Click to see plate 30 Jacques-Louis David, Distribution of the Eagle Standards, 1810, 610 x 931 cm, Châteaux de Versailles et de Trianon. Photo: © RMN/ P.Willi

Such interest and appeal as Napoleonic propaganda painting continues to have today depend on the extent to which it can be seen to transcend its original propaganda purpose – though, as we saw with Gros, this need not mean that it betrayed that purpose. The same might be said of another Napoleonic painting, Girodet's Revolt at Cairo (see Plate 31), also exhibited in 1810, the idea for which came from Napoleon himself and caused Denon some anxiety; he wrote that he wished the emperor had specified which moment of the revolt should be depicted. The subject – of insurgents resisting Napoleonic rule during the ill-fated Egyptian campaign – was disturbing and potentially subversive. Girodet's painting shows hand-to-hand combat in front of Cairo's main mosque; the composition sets a charging French hussar against a naked Arab warrior, who supports with one arm the collapsing body of a Mameluke. (Originating as Circassian slaves, the Mamelukes were a military order who dominated Egypt between the early thirteenth and nineteenth centuries. Renowned for being brave, fierce, proud and beautiful, for their lavish costume and their taste for sodomy, as such, they epitomized both the degradation and the fascination of the East for Europeans.)
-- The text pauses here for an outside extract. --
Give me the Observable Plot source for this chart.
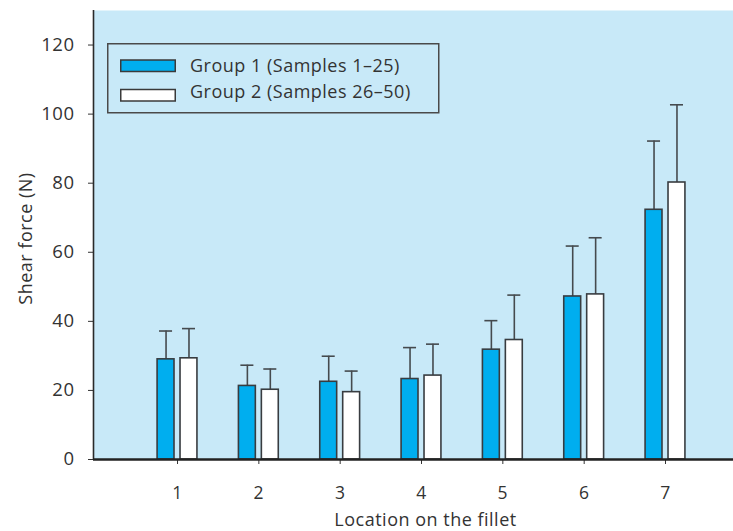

Click to see plate 31 Anne-Louis Girodet-Trioson, The Revolt at Cairo, 1810, oil on canvas, 365 x 500 cm, Châteaux de Versailles et de Trianon. Photo: Bridgeman Art Library

The painting could be read as an endorsement of colonialism, glossing over the brutal repression of the revolt and opposing French bravery and dignity to ‘Oriental’ cruelty and vice. Alternatively, it could be argued that the Arab and the Mameluke together constitute the main positive element of the composition, providing visual appeal and emotional interest. It is hard to pin down the significance of this violent and exotic spectacle either way, as promoting or subverting Napoleonic rule, as presenting Orientals as objects of disdain or desire. What does seem clear is that Girodet (who was probably homosexual and had royalist sympathies) brought his own personal agenda to the commission.
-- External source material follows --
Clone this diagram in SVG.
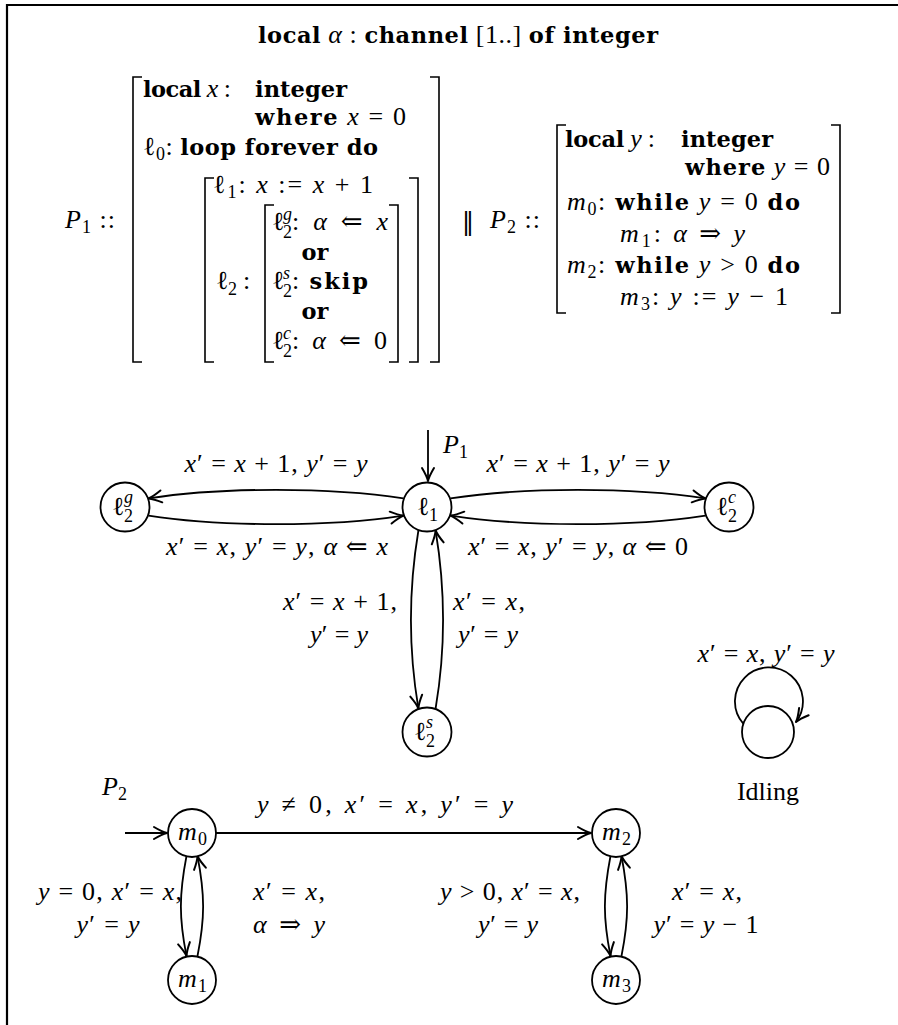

As we saw in the introduction with reference to Delacroix's Massacres at Chios, a concern with humble and anonymous figures, an interest in the exotic and the present-day and a fascination with violence and suffering are all characteristic of Romantic painting. In this respect, Girodet's painting represents a significant shift, despite retaining the hard-edged clarity and idealized nude bodies of Neoclassicism. More plausibly than with Gros, The Revolt at Cairo might be seen as embodying the artist's disaffection from the regime, his private concerns. Nevertheless, it remains the case that we are dealing here with official art, which allowed only to a limited extent for the expression of the concern with subjective experience that is fundamental to Romanticism. Equally, it is important to register that it would have been risky for an artist to give a critical edge to an officially commissioned work, given the highly repressive nature of the regime. This would have been especially true of paintings depicting Napoleon himself, such as Jaffa and Eylau or David's Eagle Standards, which has also been claimed to reveal the artist's disillusionment with Napoleon. According to the art historian who made this rather unlikely claim, David ‘used the deletions he was forced to make as an opportunity to render the composition even more politically and aesthetically subversive’ (Johnson, 1993, p.214). It is really only in English caricatures that we find a negative image of Napoleon (see Figure 5). Even after the fall of the empire, French representations are invariably positive, though now they showed him as a tragic hero, suffering in exile on St Helena, as well as continuing to promote the legend of the great leader who combined military genius with fellow-feeling for the common man.